You eventually experience a crisis of coherence—a moment when your stated values and lived values collide, forcing you to choose. And when that choice comes, you discover which one was actually real.

This is when people quit jobs. This is when relationships end. This is when people have breakdowns at 2 a.m., realizing they've structured their entire life around values they never actually chose.

The pain of this collision is often what leads to real change. Because now there's a cost to staying the same.

But you don't have to wait for crisis. You can audit your values now.

How to build authentic, paid-for values

Start by examining your actual spending—money, time, energy, and risk—over the past year, then name the values those choices reveal. That's your real value system. From there, you can decide what stays and what changes.

Then, deliberately pay for the values you want to actually live by:

  • Make it financially visible. If you value learning, buy the course. If you value health, pay for the coach. Money makes choice real. (Books like Atomic Habits offer frameworks for building systems that cost you something.)
  • Set boundaries that cost you. If you value presence, turn off notifications during dinner. If you value integrity, say no to the lucrative project that conflicts with your beliefs. The cost makes the value real.
  • Make public commitments. Announce your value to someone who will hold you accountable. Public commitment increases the cost of abandoning it.
  • Track the sacrifice. When you turn down something for a value, write it down. When you choose discomfort for a principle, acknowledge it. This trains your brain that you're serious.

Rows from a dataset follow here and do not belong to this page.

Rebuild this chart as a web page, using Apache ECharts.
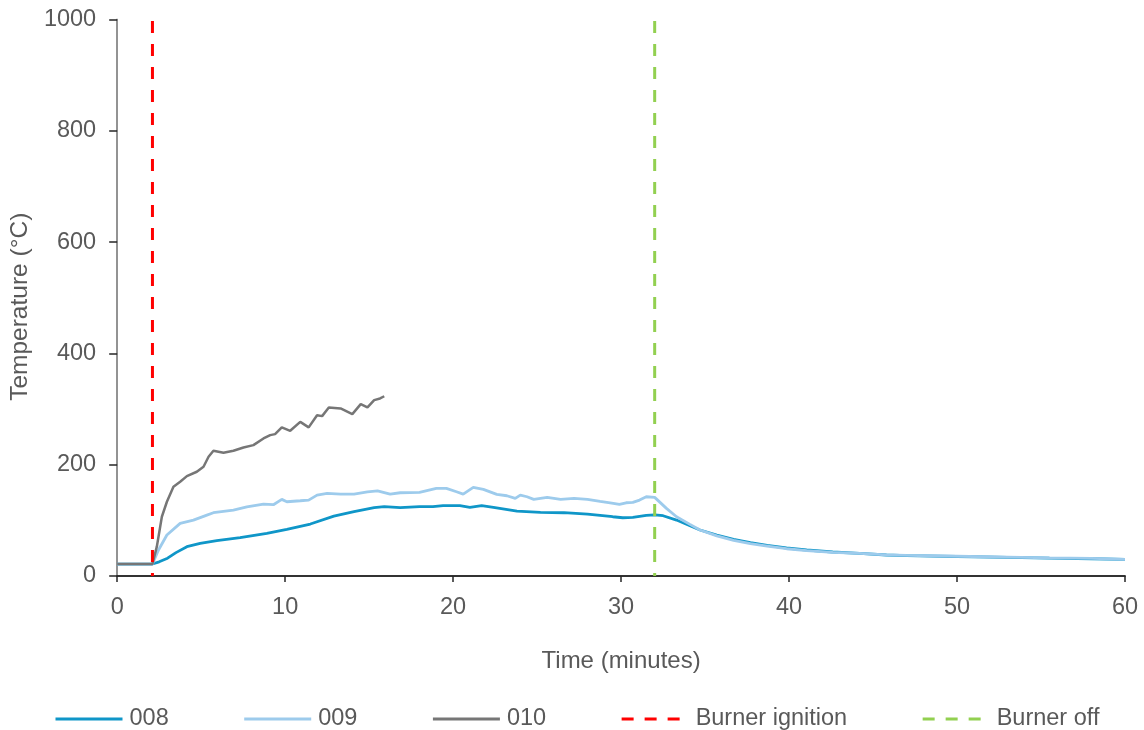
<!DOCTYPE html>
<html>
<head>
<meta charset="utf-8">
<script src="https://cdn.jsdelivr.net/npm/echarts@6/dist/echarts.min.js"></script>
<style>html,body{margin:0;padding:0;background:#fff;}#c{width:1144px;height:730px;}</style>
</head>
<body>
<div id="c"></div>
<script>
// ---- data (minutes, °C) ----
const t008 = [0, 2.1, 2.5, 3.0, 3.5, 4.15, 4.94, 5.93, 7.32, 8.91, 10.1, 11.5, 12.9, 14.1, 15.3, 15.9, 16.85, 18.0, 18.8, 19.4, 20.4, 21.0, 21.7, 22.4, 23.8, 25.2, 26.6, 28.0, 29.5, 30.1, 30.7, 31.5, 32.0, 32.5, 33.3, 34.1, 34.7, 35.7, 36.7, 37.7, 38.7, 39.85, 41.05, 42.6, 44.2, 45.8, 47.0, 50.0, 53.0, 55.5, 58.0, 60.0];
const v008 = [21.5, 21.5, 25.5, 32, 42, 52.7, 58.6, 63.4, 68.8, 76.6, 83.8, 93.4, 107.7, 115.5, 122.7, 124.5, 122.7, 124.5, 124.5, 126.3, 126.3, 123.3, 126.3, 123.3, 116.7, 114.3, 113.7, 111.3, 106.5, 104.7, 105.3, 109, 110, 108.3, 100.5, 90.3, 82.6, 73.6, 65.8, 59.8, 55.1, 50.3, 46.7, 43.1, 40.7, 37.7, 36.5, 35, 33.5, 32, 31, 30];

const t009 = [0, 2.1, 2.46, 2.96, 3.75, 4.54, 5.34, 5.73, 6.92, 7.72, 8.71, 9.30, 9.8, 10.1, 10.9, 11.4, 11.9, 12.5, 13.3, 14.1, 14.9, 15.5, 16.25, 16.85, 18.0, 19.0, 19.6, 20.2, 20.6, 21.2, 21.8, 22.6, 23.2, 23.7, 24.0, 24.4, 24.8, 25.6, 26.4, 27.2, 28.0, 28.75, 29.35, 29.9, 30.3, 30.7, 31.1, 31.5, 32.0, 32.7, 33.3, 34.1, 34.7, 35.7, 36.7, 37.7, 38.7, 39.85, 41.05, 42.6, 44.2, 45.8, 47.0, 50.0, 53.0, 55.5, 58.0, 60.0];
const v009 = [21.5, 21.5, 46.7, 73.6, 94.6, 100.5, 109.5, 113.7, 118.5, 124.4, 129.3, 128.1, 137.7, 133.4, 135.2, 136.4, 145.4, 148.5, 147.2, 147.2, 151.3, 153.1, 147.2, 149.6, 150.2, 157.4, 157.4, 151.4, 147.2, 159.2, 155.6, 146.7, 144.2, 139.5, 145.4, 142.4, 137.7, 141.3, 137.7, 139.5, 137.7, 134.1, 131.6, 128.7, 131.6, 132.3, 136.4, 142.4, 141.3, 121.5, 106.5, 92.8, 82.6, 72, 64, 58, 53.5, 49, 45.5, 42.5, 40.5, 38, 37, 35.5, 34, 32.5, 31.5, 30];

const t010 = [0, 2.1, 2.36, 2.66, 2.96, 3.35, 3.75, 4.15, 4.74, 5.14, 5.44, 5.73, 6.33, 6.92, 7.52, 8.11, 8.71, 9.11, 9.4, 9.8, 10.3, 10.9, 11.4, 11.9, 12.2, 12.6, 13.3, 14.0, 14.5, 14.9, 15.3, 15.65, 15.9];
const v010 = [21.5, 21.5, 52.7, 106.5, 133.4, 160.3, 169.3, 179.5, 187.3, 196.3, 214.2, 225, 221.4, 225, 231, 235.2, 247.2, 253.1, 254.9, 267, 260.9, 277, 267, 289, 287.3, 302.9, 301, 290.8, 308.8, 302.9, 316, 319, 323];

const ignitionTime = 2.1;
const burnerOffTime = 32.0;
const seriesNames = ['008', '009', '010', 'Burner ignition', 'Burner off'];
const xTicks = [0, 60, 10];   // min, max, interval
const yTicks = [0, 1000, 200];

const zip = (a, b) => a.map((x, i) => [x, b[i]]);
const vline = t => [[t, yTicks[0]], [t, yTicks[1]]];

const FONT = '"Liberation Sans", Arial, sans-serif';
const TXT = '#595959';
const AX = '#262626';
const DASH = [12, 11];

const legendData = seriesNames.map((n, i) => i < 3
  ? {name: n, itemStyle: {opacity: 0}, lineStyle: {width: 3}}
  : {name: n, itemStyle: {opacity: 0}, lineStyle: {width: 3, type: DASH, dashOffset: 0}});

const chart = echarts.init(document.getElementById('c'), null, {renderer: 'canvas'});
chart.setOption({
  animation: false,
  backgroundColor: '#fff',
  textStyle: {fontFamily: FONT},
  grid: {left: 117, right: 19, top: 19.5, bottom: 154, containLabel: false},
  legend: {
    data: legendData,
    left: 49, top: 702,
    itemWidth: 67, itemHeight: 14, itemGap: 74,
    itemStyle: {opacity: 0},
    textStyle: {fontSize: 23.5, color: TXT, fontFamily: FONT, padding: [0, 0, 0, 2]}
  },
  xAxis: [{
    type: 'value', min: xTicks[0], max: xTicks[1], interval: xTicks[2],
    name: 'Time (minutes)', nameLocation: 'middle', nameGap: 73,
    nameTextStyle: {fontSize: 24, color: TXT, fontFamily: FONT},
    axisLine: {show: true, onZero: false, lineStyle: {color: AX, width: 1.5}},
    axisTick: {show: true, length: 6, lineStyle: {color: AX, width: 1.5}},
    axisLabel: {fontSize: 23.5, color: TXT, margin: 20, fontFamily: FONT},
    splitLine: {show: false}
  }, {
    type: 'value', position: 'top', min: xTicks[0], max: xTicks[1],
    axisLine: {show: true, lineStyle: {color: AX, width: 1.5}},
    axisTick: {show: false}, axisLabel: {show: false}, splitLine: {show: false}
  }],
  yAxis: [{
    type: 'value', min: yTicks[0], max: yTicks[1], interval: yTicks[2],
    name: 'Temperature (°C)', nameLocation: 'middle', nameGap: 80,
    nameTextStyle: {fontSize: 24.5, color: TXT, fontFamily: FONT, padding: [0, 18, 0, 0]},
    axisLine: {show: true, onZero: false, lineStyle: {color: AX, width: 1.5}},
    axisTick: {show: true, length: 8, lineStyle: {color: AX, width: 1.5}},
    axisLabel: {fontSize: 23.5, color: TXT, margin: 21, fontFamily: FONT, formatter: v => String(v)},
    splitLine: {show: false}
  }, {
    type: 'value', position: 'right', min: yTicks[0], max: yTicks[1],
    axisLine: {show: true, lineStyle: {color: '#a6a6a6', width: 1.5}},
    axisTick: {show: false}, axisLabel: {show: false}, splitLine: {show: false}
  }],
  series: [
    {name: seriesNames[0], type: 'line', data: zip(t008, v008), symbol: 'none',
     lineStyle: {color: '#0F96C8', width: 2.8}, itemStyle: {color: '#0F96C8'}},
    {name: seriesNames[1], type: 'line', data: zip(t009, v009), symbol: 'none',
     lineStyle: {color: '#9DCBEC', width: 2.8}, itemStyle: {color: '#9DCBEC'}},
    {name: seriesNames[2], type: 'line', data: zip(t010, v010), symbol: 'none',
     lineStyle: {color: '#767676', width: 2.5}, itemStyle: {color: '#767676'}},
    {name: seriesNames[3], type: 'line', data: vline(ignitionTime), symbol: 'none',
     lineStyle: {color: '#FF0000', width: 3, type: DASH, dashOffset: 9}, itemStyle: {color: '#FF0000'}},
    {name: seriesNames[4], type: 'line', data: vline(burnerOffTime), symbol: 'none',
     lineStyle: {color: '#92D050', width: 3, type: DASH, dashOffset: 9}, itemStyle: {color: '#92D050'}}
  ]
});
</script>
</body>
</html>
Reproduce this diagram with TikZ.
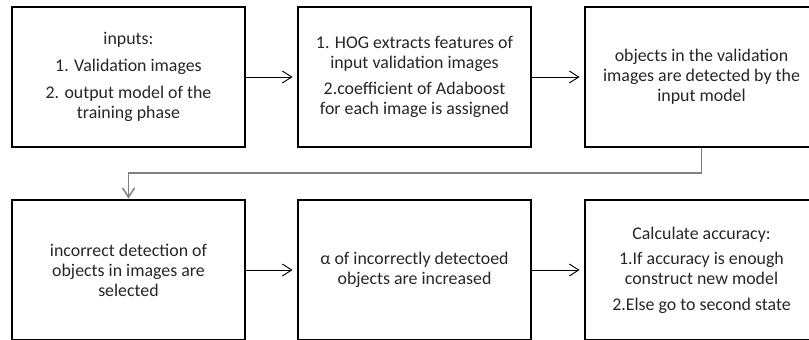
\documentclass[tikz,border=0pt]{standalone}
\usepackage{fontspec}
\setmainfont{Carlito}
\usetikzlibrary{arrows.meta}
\tikzset{
  stepbox/.style={draw=black, line width=1.2pt, minimum width=174.75pt, minimum height=105pt,
    align=center, inner sep=0pt, font=\fontsize{13.4}{15}\selectfont, text=black!85},
  arr/.style={line width=0.7pt, -{Straight Barb[length=7pt,width=9pt]}, shorten >=3.5pt},
  conn/.style={draw=black!50, line width=1.1pt, -{Straight Barb[length=7pt,width=9pt]}, shorten >=0.5pt}
}
\begin{document}
\begin{tikzpicture}[x=0.75pt,y=-0.75pt]
\useasboundingbox (0,0) rectangle (809,339);
\clip (0,0) rectangle (809,339);
\node[stepbox] (b1) at (128.5,77) {inputs:\\[5pt]1. Validation images\\[5pt]2. output model of the\\training phase};
\node[stepbox] (b2) at (414.5,77) {1. HOG extracts features of\\input validation images\\[5pt]2.coefficient of Adaboost\\for each image is assigned};
\node[stepbox] (b3) at (701.5,77) {objects in the validation\\images are detected by the\\input model};
\node[stepbox] (b4) at (128.5,270) {incorrect detection of\\objects in images are\\selected};
\node[stepbox] (b5) at (414.5,270) {α of incorrectly detectoed\\objects are increased};
\node[stepbox] (b6) at (701.5,270) {Calculate accuracy:\\[4pt]1.If accuracy is enough\\construct new model\\[4pt]2.Else go to second state};
\draw[arr] (b1) -- (b2);
\draw[arr] (b2) -- (b3);
\draw[arr] (b4) -- (b5);
\draw[arr] (b5) -- (b6);
\coordinate (c1) at (701.5,173);
\draw[conn] (b3.south) -- (c1) -| (b4.north);
\end{tikzpicture}
\end{document}
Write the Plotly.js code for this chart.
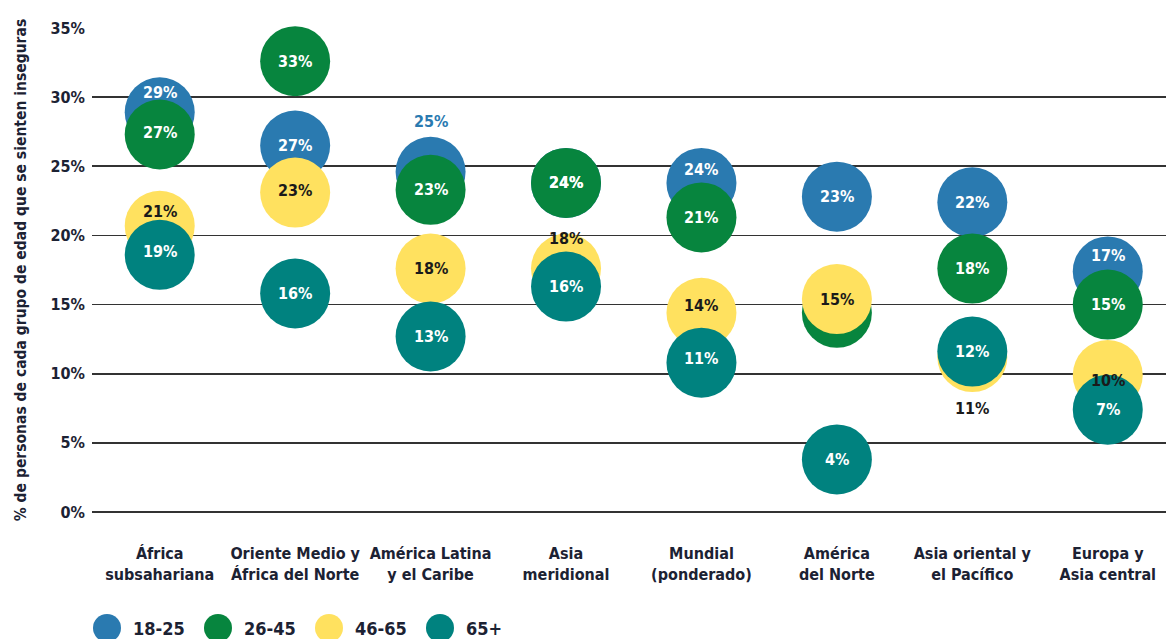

The work of The Invisible Leadership Skill Nobody Trains is precisely this: the ability to align your actions with what you claim matters most. And it's invisible because most people never do it.

Real values have a cost. They have to, or they're just wishes.

Key Definitions

Stated Values
The principles and priorities you claim to believe in, often articulated in interviews, profiles, or conversations. These are aspirational and require no proof of commitment.
Lived Values
The principles revealed by where you actually spend money, time, energy, and risk. These are evidenced by tangible sacrifice and consistent choice patterns.
Value Coherence
The alignment between what you say you believe and what your choices demonstrate you believe. High coherence creates integrity and internal peace; low coherence creates cognitive dissonance and identity confusion.
Aspirational Values
Values you wish you embodied but haven't yet made sacrifices for. These are potential, not actual, and require intentional investment to become lived.

The Bottom Line

Your values are marketing until you pay for them. Real values demand sacrifice—financial, relational, temporal, or emotional. If you haven't given up something tangible for a value, you haven't claimed it; you've just borrowed it from your culture. Start by naming what your actual spending reveals about your real priorities. Then decide which of those are worth keeping, and which aspirational values are worth paying for going forward. The 5-Minute Miracle offers a daily practice for aligning action with intention—because values without action are just story.

Frequently Asked Questions

How much sacrifice do I need to actually own a value?
There's no fixed amount. The key is consistency and real cost. If you've spent $500 on something once but never again, that's not evidence of a value. If you consistently turn down opportunities that conflict with a principle, or regularly invest time and money in something difficult, that's evidence. The sacrifice should be recent (within the last 12 months) and recurring.
What if my lived values conflict with my stated values? Which one should I change?
Start by being honest about which one is actually yours. Your lived values are the real ones—they're what you've proven you actually believe through choice. From there, you have two options: change your stated values to match reality (and stop pretending to value something you don't), or begin paying the cost to genuinely adopt the stated value. Most people benefit from the first option—dropping aspirational values and being honest about what actually matters to them.
Can I develop new values, or are values fixed?
Values can shift, but only through deliberate, costly commitment. You don't wake up suddenly valuing something different. You adopt a new value by making uncomfortable choices and small sacrifices until the identity solidifies. This is why people often discover new values through crisis, mentorship, or radical life changes—those experiences create the friction and cost necessary for authentic change. Real change requires paying the price, not just thinking differently.